When I sold my first YA books -- Slumber Party, Weekend, Chain Letter, Last Act -- and spoke to my first three editors, they all told me that they felt parents should not play a major role in teen fiction. Two of those editors were heavyweights in the field: Jean Fiewell at Scholastic and Pat MacDonald at Simon & Schuster. I was new to YA fiction so I took their advice to heart. I figured they must know what they were talking about.

As time went on and I sold lots of books, I was given more freedom to do whatever I wanted. However, I found for the most part the original advice was still sound. I believe, when plotting a YA novel, that it's helps to create a world where your hero or heroine is required to make the major decisions -- which is another way of saying it's better if there are no parents looking over their shoulders.

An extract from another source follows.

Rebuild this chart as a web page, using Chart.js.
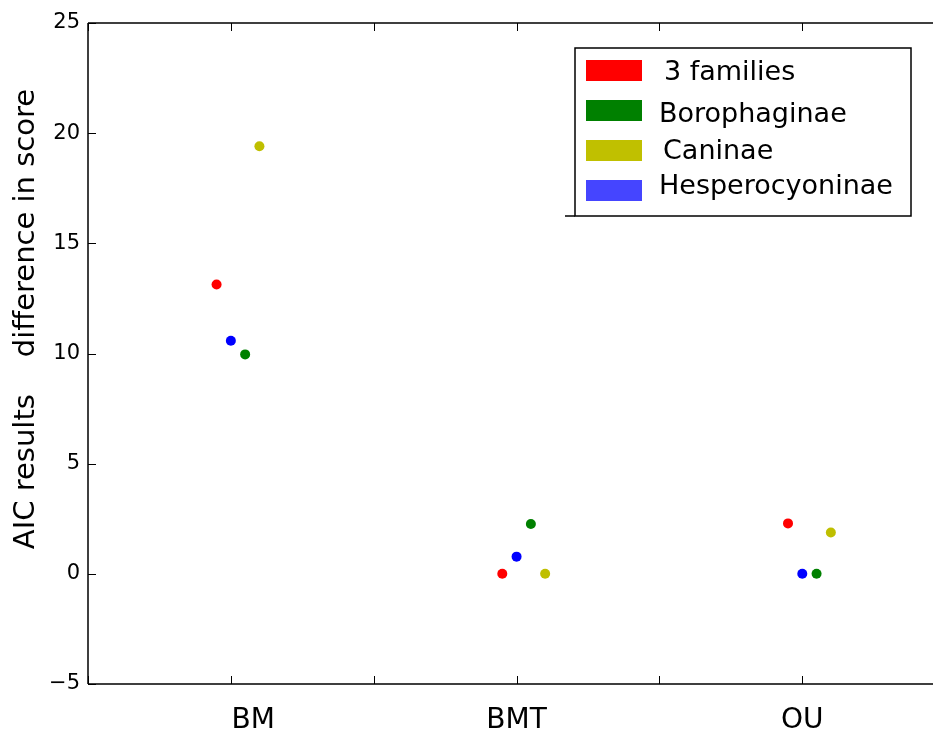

Sure, I've been accused by critics of creating "Adult-free Universes." I suppose I'm guilty -- to a degree. But I don't make this choice -- now -- because it was something I was told to do back then, or because it makes plotting a novel easier. I do it because, when I think back to when I was a junior and senior in high school, I felt pretty much in control of my world. Granted, my mother and father gave me advice when I asked for it but I didn't ask very often. They gave me a lot of freedom. They didn't even know what I was doing most of the time I was in high school and I grew up okay -- at least I like to think I did. Since my characters are like my children to me, I think it's only fair that I grant them the same freedom I was given at their age.

However, in the book I'm currently writing, the mother plays a major role in the heroine's life. So every book is different, just as every author is different. Write what you've experienced.